Back in 1997, Associated Banc-Corp of Green Bay, Wis., told investors that its acquisition of First Financial Corp. in Stevens Point would not be a slash-and-burn deal.
The combined company would be very cautious in cutting expenses, said Associated's chairman and chief executive, H.B. Conlon.
True to its word, the $11.3 billion-asset company said last month that merger and technology expenses continued to eat into earnings in 1998. What's more, the company did not make up for the higher expenses with additional revenue growth.
Associated earned $38 million in the fourth quarter on an operating basis, up 5% from the previous year. It lost $54 million in the 1997 quarter after merger and other one-time charges.
The company said while it met its own earnings estimates in 1998, it expects earnings to rise only modestly this year, because of slow revenue growth and high expenses. It said it expects revenues to improve and expenses to moderate in the second half of the year, though.
"The pressure is clearly on them," said Joseph Roberto, an analyst with Keefe, Bruyette & Woods Inc. "They have some time, but clearly the clock is ticking."
"There's kind of a double whammy where there's been a delay in revenue growth and a delay in expense savings," said Gerry Cronin, an analyst with McDonald Investments Inc.
Associated's go-slow approach to integrating its large merger is an anomaly. It is the same approach Norwest Corp. is using in its merger with Wells Fargo & Co., and opinions are split as to whether it is better. In the case of Associated, the deal has disappointed.
"The deal isn't on track. That's pretty obvious," said Bradley Vander Ploeg of Everen Securities Inc., Chicago. Mr. Vander Ploeg reduced his earnings estimates for the company this week and downgraded its stock. "It's been a difficult cultural integration."
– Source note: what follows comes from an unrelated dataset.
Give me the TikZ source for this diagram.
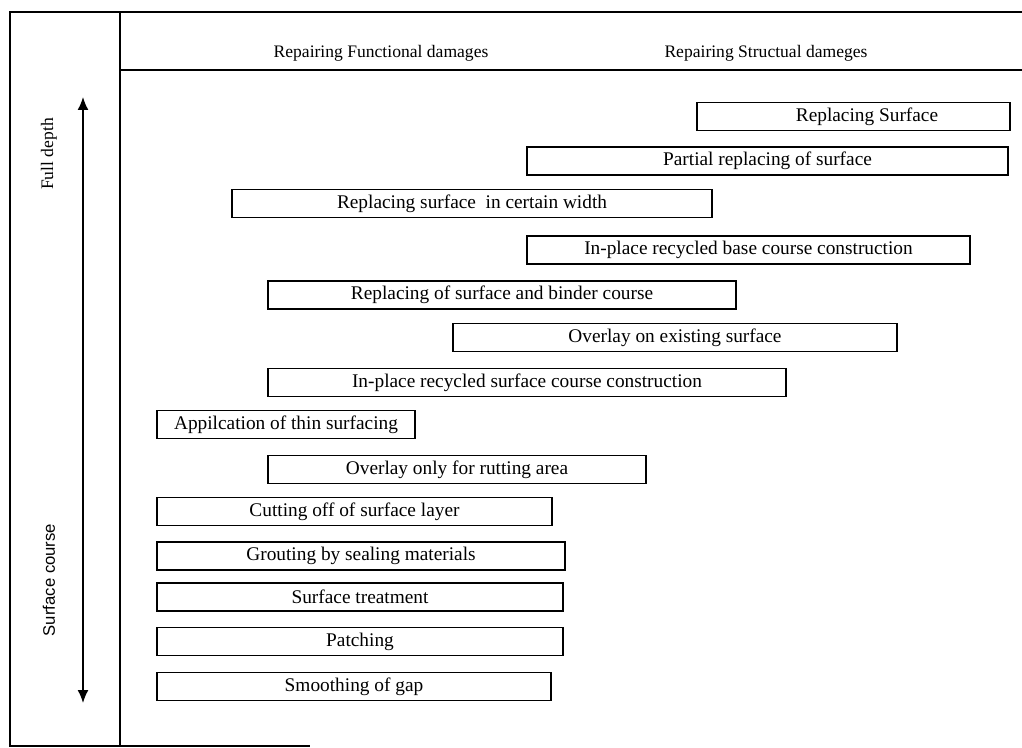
\documentclass[tikz,border=0pt]{standalone}
\usepackage{fontspec}
\setmainfont{Liberation Serif}
\setsansfont{Liberation Sans}
\usetikzlibrary{arrows.meta}
\tikzset{
    frameline/.style={line width=1pt},
    repairbox/.style={draw, line width=0.8pt, minimum height=0.56cm, inner sep=0pt, font=\fontsize{11}{13}\selectfont},
    headtext/.style={font=\fontsize{10}{12}\selectfont},
}

\begin{document}
\begin{tikzpicture}
        \useasboundingbox (0, 0) rectangle (20.44, -14.96);
        %draw outer frame and header line
        \draw[frameline] (20.44, -0.24) -- (0.2, -0.24) -- (0.2, -14.92) -- (6.2, -14.92);
        \draw[frameline] (2.4, -0.24) -- (2.4, -14.92);
        \draw[frameline] (2.4, -1.4) -- (20.44, -1.4);
        %label the two kinds of repair
        \node[headtext] (functional) at (7.62, -1.06) {Repairing Functional damages};
        \node[headtext] (structural) at (15.32, -1.06) {Repairing Structual dameges};
        %draw depth arrow
        \coordinate (deeptop) at (1.66, -1.94);
        \coordinate (deepbot) at (1.66, -14.06);
        \draw[{Latex[length=2.6mm, width=2.2mm]}-{Latex[length=2.6mm, width=2.2mm]}, line width=0.9pt] (deeptop) -- (deepbot);
        %label depth arrow
        \node[headtext, rotate=90] (fulldepth) at (0.98, -3.08) {Full depth};
        \node[headtext, rotate=90, font=\sffamily\fontsize{9.5}{11}\selectfont] (surfcourse) at (0.98, -11.6) {Surface course};
        %draw repair methods
        \node[repairbox, minimum width=6.26cm] (replsurf) at (17.07, -2.33) {\hspace{0.54cm}Replacing Surface};
        \node[repairbox, minimum width=9.62cm] (partrepl) at (15.35, -3.22) {Partial replacing of surface};
        \node[repairbox, minimum width=9.6cm] (certwidth) at (9.44, -4.07) {Replacing surface\ \ in certain width};
        \node[repairbox, minimum width=8.86cm] (recbase) at (14.97, -5.0) {In-place recycled base course construction};
        \node[repairbox, minimum width=9.36cm] (binder) at (10.04, -5.9) {Replacing of surface and binder course};
        \node[repairbox, minimum width=8.88cm] (overlay) at (13.5, -6.75) {Overlay on existing surface};
        \node[repairbox, minimum width=10.36cm] (recsurf) at (10.54, -7.65) {In-place recycled surface course construction};
        \node[repairbox, minimum width=5.16cm] (thinsurf) at (5.72, -8.49) {Appilcation of thin surfacing};
        \node[repairbox, minimum width=7.56cm] (rutting) at (9.14, -9.39) {Overlay only for rutting area};
        \node[repairbox, minimum width=7.9cm] (cutting) at (7.09, -10.23) {Cutting off of surface layer};
        \node[repairbox, minimum width=8.16cm] (grouting) at (7.22, -11.12) {Grouting by sealing materials};
        \node[repairbox, minimum width=8.12cm] (treatment) at (7.2, -11.94) {Surface treatment};
        \node[repairbox, minimum width=8.12cm] (patching) at (7.2, -12.83) {Patching};
        \node[repairbox, minimum width=7.88cm] (smoothing) at (7.08, -13.73) {Smoothing of gap};
    \end{tikzpicture}
\end{document}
"The First Financial deal is a microcosm of what's going to happen with the bigger mergers done last year," Mr. Cronin said. "You've got a retail bank and a commercial bank, and you're trying to bring them together. The problem is you have tremendous cultural differences."
The First Financial deal was unusual. Associated, a bank holding company, bought a larger savings and loan and billed it as a merger of equals. And despite their overlapping operations, the company cut only 10% of costs.
Though the merger closed in October 1997, First Financial's computer systems were not converted to Associated's until this past November.
With its large mortgage operation, Associated says it expects to be hurt by people who pay off their mortgages early in 1999.
Mr. Cronin said he believes the biggest problem has been adding Associated's commercial lending expertise at former First Financial offices. That is one of the company's goals for 1999. Mr. Cronin said he believes the company can still get itself on track.
Associated may not be in any immediate threat of being taken over. Companies that might be interested, including Wells Fargo & Co. or Firstar Corp., are preoccupied with their own mergers. And U.S. Bancorp, which would like to be bigger in Wisconsin, may be less interested because of Associated's large presence in rural areas and small towns. U.S. Bancorp's strategy is to target bigger cities.
Mr. Conlon has favored staying independent and he has a board to back him. "Never underestimate the power Nick Conlon has over his board," said one observer.
But Mr. Conlon is expected to retire in 2000, and no one has been tapped to succeed him.